29 Apr 2013

Crime prevention key to policing – but ‘hard to measure’

The chief inspector of constabulary calls for a focus on crime prevention. But the government’s focus on data and budget cuts has made this more difficult, the Police Federation tells Channel 4 News.

In his first major speech in the job, Tom Winsor said that preventing crime, rather than catching criminals, should be at the heart of good policing to give the public more for their money.

Mr Winsor, the first head of the police watchdog, the HMIC, without a policing background, referred to Sir Robert Peel’s first core principles of British policing as set out in 1829, and said that a focus on prevention would provide better value for taxpayers’ money by keeping criminals out of the courts.

The Police Federation of England and Wales agreed with Mr Winsor’s comments to prioritise prevention, but that it appeared to be at odds with how the police service is being run from the top.

Police budgets are in the process of being cut, and an analysis of Home Office figures found that the budget for crime prevention epecifically, which includes street lighting, CCTV cameras and gang prevention community work, was cut by 60 per cent in the last three years.

“Politicians and the public should be mindful of the fact that preventative policing is both resource-intensive and often very difficult to measure,” said vice-chair of the Police Federation, Steve White.

“Falling budgets and an emphasis on statistics and targets have resulted in officers having less time to carry out proactive patrolling on our streets than at any point in the past.”

Resources under pressure

Mr Winsor denied he was at loggerheads with Home Secretary Theresa May, saying in a BBC interview that there was no separate budget specifically for crime prevention.

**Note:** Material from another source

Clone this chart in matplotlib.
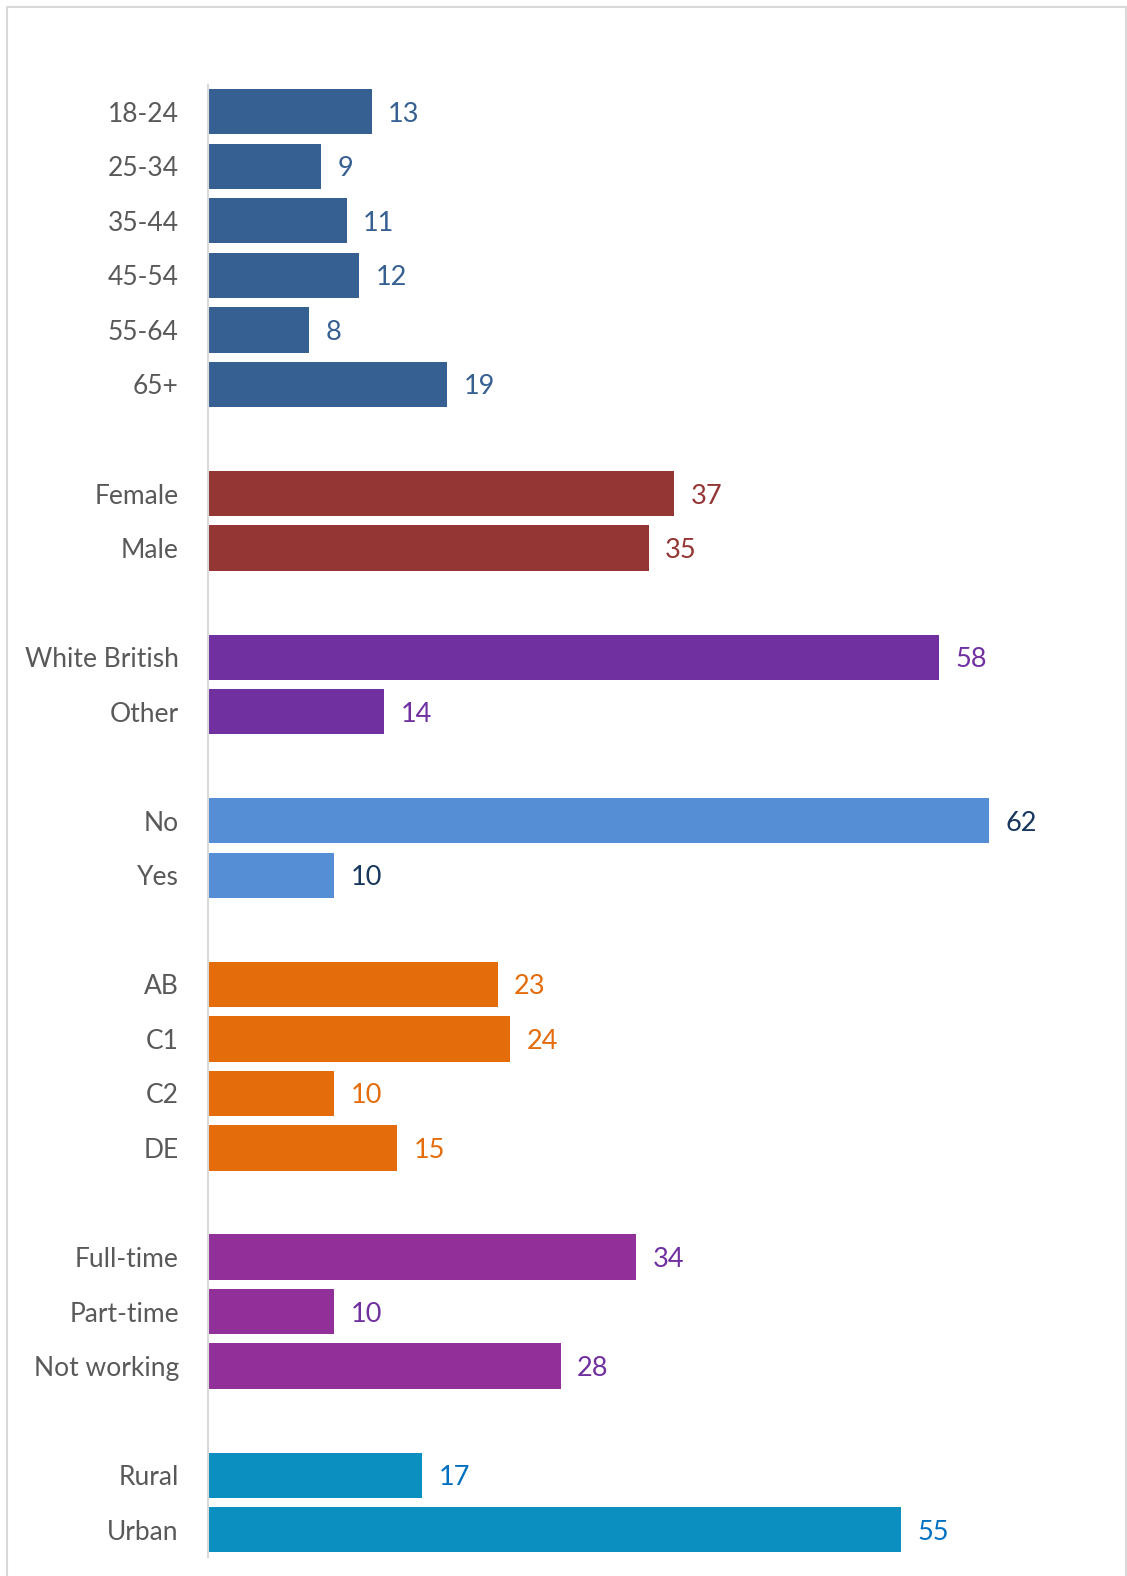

What governments measure, gets done. How do you measure the value of an officer on duty on a housing estate? Steve White, Police Federation

“There is a budget for the police and yes it is under very severe pressure and that is why we need to get higher efficiency and effectiveness out of fewer resources,” he said.

Better use of technology would assist police to do a better job with more tightened resources, Mr Winsor added. In some places it is “slow and patchy” and “quite far behind where it could be,” he added in a speech to the Royal United Services Institute.

Data-driven

However crime prevention is also at odds with the government’s preference for target-driven policies as it is difficult to measure and assess police progress, said Mr White.

“What governments measure, gets done,” he told Channel 4 News.

“How do you measure the value of an officer on duty on a housing estate? How do you measure the value of prevention?”

A former rail regulator and lawyer, Mr Winsor also recommended focusing on crime hotspots as a way to prevent crime. He said the test of the success of the police should be the absence of crime and disorder, and not the visible presence of police in dealing with it.

Martin Innes from the Universities’ Police Science Institute welcomed the return to a focus on prevention, and told Channel 4 News he was “optimistic” about Mr Winsor’s recommendations being put into practice.